Requirements >>
Print the lines from the one that contains "Recreate this image" to the one that contains "show_label = [False, True, True, True, True]", inclusive, exactly as they appear, and please drop any pictures.

************

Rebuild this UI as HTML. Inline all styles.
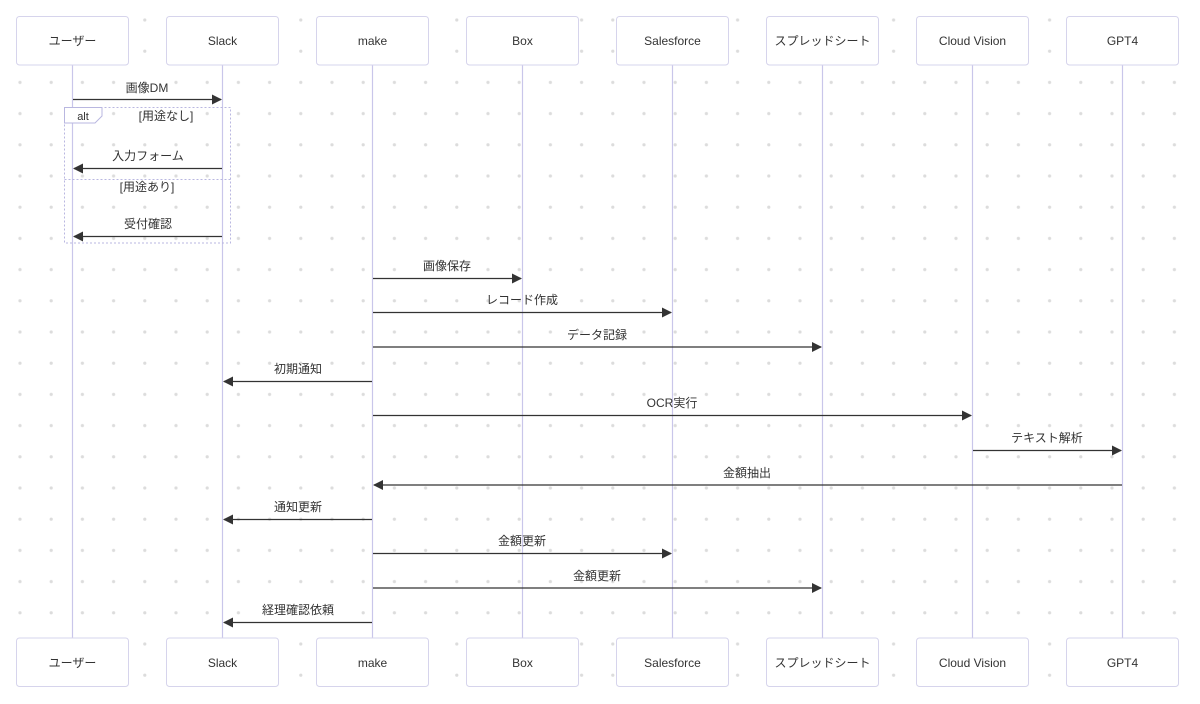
<!DOCTYPE html>
<html><head><meta charset="utf-8"><style>
html,body{margin:0;padding:0;background:#fff;}
svg{display:block;}
text{font-family:"Liberation Sans","Noto Sans CJK JP",sans-serif;fill:#333;}
</style></head><body>
<svg width="1200" height="704" xmlns="http://www.w3.org/2000/svg">
<defs>
<pattern id="dots" x="4.4" y="4.4" width="31.2" height="31.2" patternUnits="userSpaceOnUse">
<circle cx="15.6" cy="15.6" r="1.6" fill="#dcdcdc"/>
</pattern>
<marker id="ah" markerWidth="10" markerHeight="10" refX="9" refY="5" orient="auto" markerUnits="userSpaceOnUse">
<path d="M0,0 L10,5 L0,10 z" fill="#333"/>
</marker>
</defs>
<rect width="1200" height="704" fill="url(#dots)"/>
<g stroke="#c9c6ea" stroke-width="1.2">
<line x1="72.5" y1="65" x2="72.5" y2="638"/>
<line x1="222.5" y1="65" x2="222.5" y2="638"/>
<line x1="372.5" y1="65" x2="372.5" y2="638"/>
<line x1="522.5" y1="65" x2="522.5" y2="638"/>
<line x1="672.5" y1="65" x2="672.5" y2="638"/>
<line x1="822.5" y1="65" x2="822.5" y2="638"/>
<line x1="972.5" y1="65" x2="972.5" y2="638"/>
<line x1="1122.5" y1="65" x2="1122.5" y2="638"/>
</g>
<g fill="#fff" stroke="#d6d4ec" stroke-width="1">
<rect x="16.5" y="16.5" width="112" height="48.5" rx="3"/>
<rect x="166.5" y="16.5" width="112" height="48.5" rx="3"/>
<rect x="316.5" y="16.5" width="112" height="48.5" rx="3"/>
<rect x="466.5" y="16.5" width="112" height="48.5" rx="3"/>
<rect x="616.5" y="16.5" width="112" height="48.5" rx="3"/>
<rect x="766.5" y="16.5" width="112" height="48.5" rx="3"/>
<rect x="916.5" y="16.5" width="112" height="48.5" rx="3"/>
<rect x="1066.5" y="16.5" width="112" height="48.5" rx="3"/>
<rect x="16.5" y="638" width="112" height="48.5" rx="3"/>
<rect x="166.5" y="638" width="112" height="48.5" rx="3"/>
<rect x="316.5" y="638" width="112" height="48.5" rx="3"/>
<rect x="466.5" y="638" width="112" height="48.5" rx="3"/>
<rect x="616.5" y="638" width="112" height="48.5" rx="3"/>
<rect x="766.5" y="638" width="112" height="48.5" rx="3"/>
<rect x="916.5" y="638" width="112" height="48.5" rx="3"/>
<rect x="1066.5" y="638" width="112" height="48.5" rx="3"/>
</g>
<g font-size="12" text-anchor="middle">
<text x="72.5" y="45">ユーザー</text><text x="222.5" y="45">Slack</text><text x="372.5" y="45">make</text><text x="522.5" y="45">Box</text>
<text x="672.5" y="45">Salesforce</text><text x="822.5" y="45">スプレッドシート</text><text x="972.5" y="45">Cloud Vision</text><text x="1122.5" y="45">GPT4</text>
<text x="72.5" y="667">ユーザー</text><text x="222.5" y="667">Slack</text><text x="372.5" y="667">make</text><text x="522.5" y="667">Box</text>
<text x="672.5" y="667">Salesforce</text><text x="822.5" y="667">スプレッドシート</text><text x="972.5" y="667">Cloud Vision</text><text x="1122.5" y="667">GPT4</text>
</g>
<!-- alt box -->
<g fill="none" stroke="#b9b7e0" stroke-width="1" stroke-dasharray="2,2">
<rect x="64.5" y="107.5" width="166" height="135.5"/>
<line x1="64.5" y1="179.5" x2="230.5" y2="179.5"/>
</g>
<path d="M64.5,107.5 H102 V116 L95,123 H64.5 z" fill="#fff" stroke="#b9b7e0" stroke-width="1"/>
<text x="83" y="120" font-size="11" text-anchor="middle">alt</text>
<text x="166" y="120" font-size="12" text-anchor="middle">[用途なし]</text>
<text x="147" y="191" font-size="12" text-anchor="middle">[用途あり]</text>
<g stroke="#333" stroke-width="1.2" marker-end="url(#ah)">
<line x1="73" y1="99.5" x2="221" y2="99.5"/>
<line x1="222" y1="168.5" x2="74" y2="168.5"/>
<line x1="222" y1="236.5" x2="74" y2="236.5"/>
<line x1="373" y1="278.5" x2="521" y2="278.5"/>
<line x1="373" y1="312.5" x2="671" y2="312.5"/>
<line x1="373" y1="347" x2="821" y2="347"/>
<line x1="372" y1="381.5" x2="224" y2="381.5"/>
<line x1="373" y1="415.5" x2="971" y2="415.5"/>
<line x1="973" y1="450.5" x2="1121" y2="450.5"/>
<line x1="1122" y1="485" x2="374" y2="485"/>
<line x1="372" y1="519.5" x2="224" y2="519.5"/>
<line x1="373" y1="553.5" x2="671" y2="553.5"/>
<line x1="373" y1="588" x2="821" y2="588"/>
<line x1="372" y1="622.5" x2="224" y2="622.5"/>
</g>
<g font-size="12" text-anchor="middle">
<text x="147" y="92">画像DM</text>
<text x="148" y="160">入力フォーム</text>
<text x="148" y="228">受付確認</text>
<text x="447" y="270">画像保存</text>
<text x="522" y="304">レコード作成</text>
<text x="597" y="339">データ記録</text>
<text x="298" y="373">初期通知</text>
<text x="672" y="407">OCR実行</text>
<text x="1047" y="442">テキスト解析</text>
<text x="747" y="477">金額抽出</text>
<text x="298" y="511">通知更新</text>
<text x="522" y="545">金額更新</text>
<text x="597" y="580">金額更新</text>
<text x="298" y="614">経理確認依頼</text>
</g>
</svg>
</body></html>
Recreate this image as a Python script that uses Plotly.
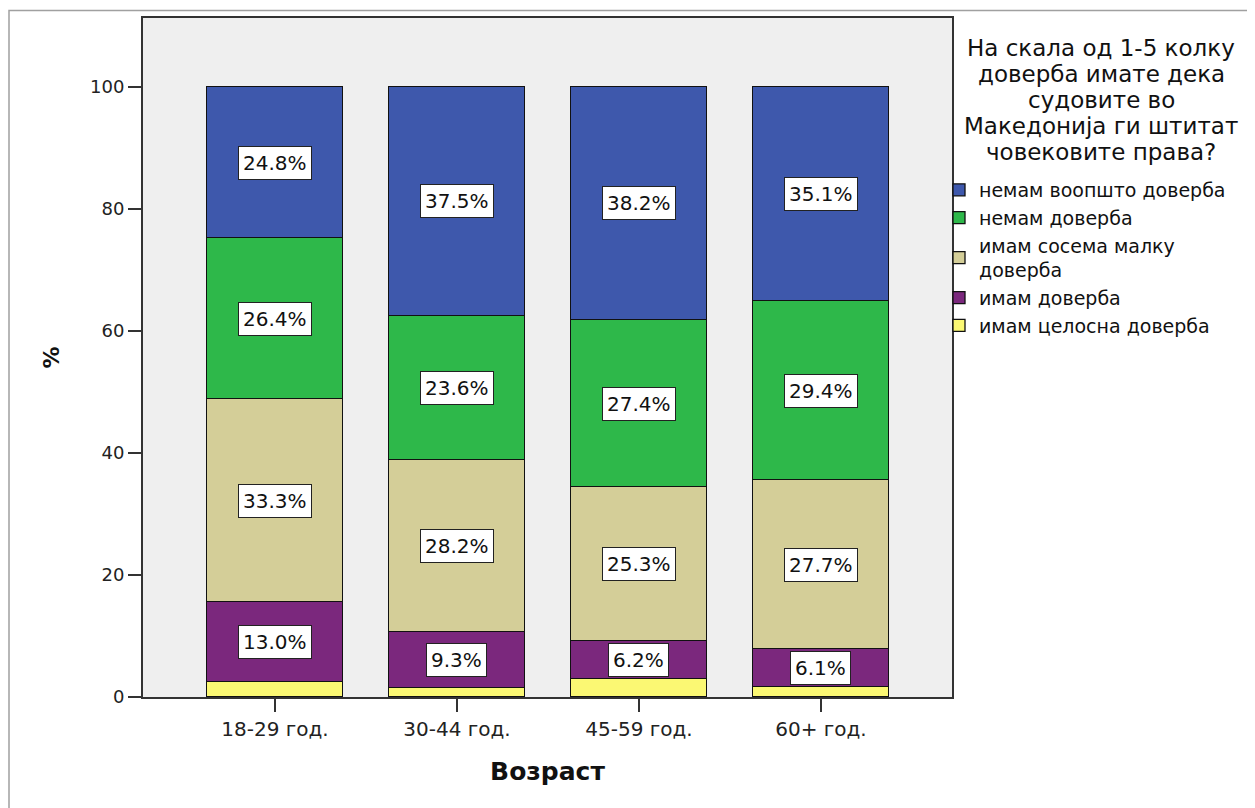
import plotly.graph_objects as go

categories = ["18-29 год.", "30-44 год.", "45-59 год.", "60+ год."]

# series listed bottom-of-stack first
series_names = [
    "имам целосна доверба",
    "имам доверба",
    "имам сосема малку<br>доверба",
    "немам доверба",
    "немам воопшто доверба",
]
s_full_trust = [2.5, 1.4, 2.9, 1.7]
s_trust = [13.0, 9.3, 6.2, 6.1]
s_little = [33.3, 28.2, 25.3, 27.7]
s_no_trust = [26.4, 23.6, 27.4, 29.4]
s_none = [24.8, 37.5, 38.2, 35.1]
series_values = [s_full_trust, s_trust, s_little, s_no_trust, s_none]
series_colors = ["#FBF873", "#7B287D", "#D4CE98", "#2EB84A", "#3E58AC"]
show_label = [False, True, True, True, True]

y_ticks = [0, 20, 40, 60, 80, 100]
legend_title_lines = [
    "На скала од 1-5 колку",
    "доверба имате дека",
    "судовите во",
    "Македонија ги штитат",
    "човековите права?",
]
x_title = "Возраст"
y_title = "%"

FONT = "DejaVu Sans"

# page body has an 8px margin; figure is sized/margined to compensate
OFF = 8
PLOT_L, PLOT_R, PLOT_T, PLOT_B = 143, 952, 18, 697
W, H = 1255 - OFF, 808 - OFF
PW, PH = PLOT_R - PLOT_L, PLOT_B - PLOT_T


def px_x(x):
    return (x - PLOT_L) / PW


def px_y(y):
    return (PLOT_B - y) / PH


fig = go.Figure()
for name, vals, col in zip(series_names, series_values, series_colors):
    fig.add_trace(go.Bar(
        x=categories, y=vals, name=name,
        marker=dict(color=col, line=dict(color="#111111", width=1.3)),
        width=0.747,
        hoverinfo="skip",
    ))

annotations = []
base = [0.0] * len(categories)
for vals, lab in zip(series_values, show_label):
    for i, v in enumerate(vals):
        if lab:
            annotations.append(dict(
                x=categories[i], y=base[i] + v / 2, xref="x", yref="y",
                text=f"{v:.1f}%", showarrow=False,
                font=dict(family=FONT, size=20, color="#111111"),
                bgcolor="white", bordercolor="#222222", borderwidth=1, borderpad=4,
            ))
        base[i] += v

title_centers_y = [48, 74, 100, 126, 152]
for line, yy in zip(legend_title_lines, title_centers_y):
    annotations.append(dict(
        x=px_x(1101), y=px_y(yy), xref="paper", yref="paper",
        xanchor="center", yanchor="middle", text=line, showarrow=False,
        font=dict(family=FONT, size=23, color="#111111"),
    ))

fig.update_layout(
    width=W, height=H,
    barmode="stack",
    bargap=0,
    paper_bgcolor="white",
    plot_bgcolor="#EFEFEF",
    margin=dict(l=PLOT_L - OFF, r=W + OFF - PLOT_R, t=PLOT_T - OFF, b=H + OFF - PLOT_B, autoexpand=False),
    font=dict(family=FONT, color="#222222"),
    annotations=annotations,
    showlegend=True,
    legend=dict(
        x=px_x(939), y=px_y(171), xanchor="left", yanchor="top",
        traceorder="reversed",
        bgcolor="rgba(0,0,0,0)",
        font=dict(family=FONT, size=19, color="#111111"),
        tracegroupgap=0,
        itemwidth=30,
    ),
    shapes=[dict(type="rect", xref="paper", yref="paper",
                 x0=px_x(9), x1=2.0, y0=-1.0, y1=px_y(10.5),
                 line=dict(color="#A0A0A0", width=1.5), fillcolor="rgba(0,0,0,0)",
                 layer="below")],
)

fig.update_xaxes(
    range=[-0.725, 3.72],
    showline=True, linecolor="#333333", linewidth=2, mirror=True,
    ticks="outside", ticklen=13, tickwidth=2, tickcolor="#333333",
    tickfont=dict(family=FONT, size=20, color="#222222"),
    showgrid=False,
    title=dict(text=f"<b>{x_title}</b>", font=dict(family=FONT, size=25, color="#111111"), standoff=22),
)
fig.update_yaxes(
    range=[0, 111.3],
    tickvals=y_ticks,
    showline=True, linecolor="#333333", linewidth=2, mirror=True,
    ticks="outside", ticklen=13, tickwidth=2, tickcolor="#333333",
    tickfont=dict(family=FONT, size=18, color="#222222"),
    showgrid=False, zeroline=False,
    title=dict(text=f"<b>{y_title}</b>", font=dict(family=FONT, size=22, color="#111111"), standoff=24),
)

fig.write_html("out.html")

************

Exercise response >>
Recreate this image as a Python script that uses Plotly.
import plotly.graph_objects as go

categories = ["18-29 год.", "30-44 год.", "45-59 год.", "60+ год."]

# series listed bottom-of-stack first
series_names = [
    "имам целосна доверба",
    "имам доверба",
    "имам сосема малку<br>доверба",
    "немам доверба",
    "немам воопшто доверба",
]
s_full_trust = [2.5, 1.4, 2.9, 1.7]
s_trust = [13.0, 9.3, 6.2, 6.1]
s_little = [33.3, 28.2, 25.3, 27.7]
s_no_trust = [26.4, 23.6, 27.4, 29.4]
s_none = [24.8, 37.5, 38.2, 35.1]
series_values = [s_full_trust, s_trust, s_little, s_no_trust, s_none]
series_colors = ["#FBF873", "#7B287D", "#D4CE98", "#2EB84A", "#3E58AC"]
show_label = [False, True, True, True, True]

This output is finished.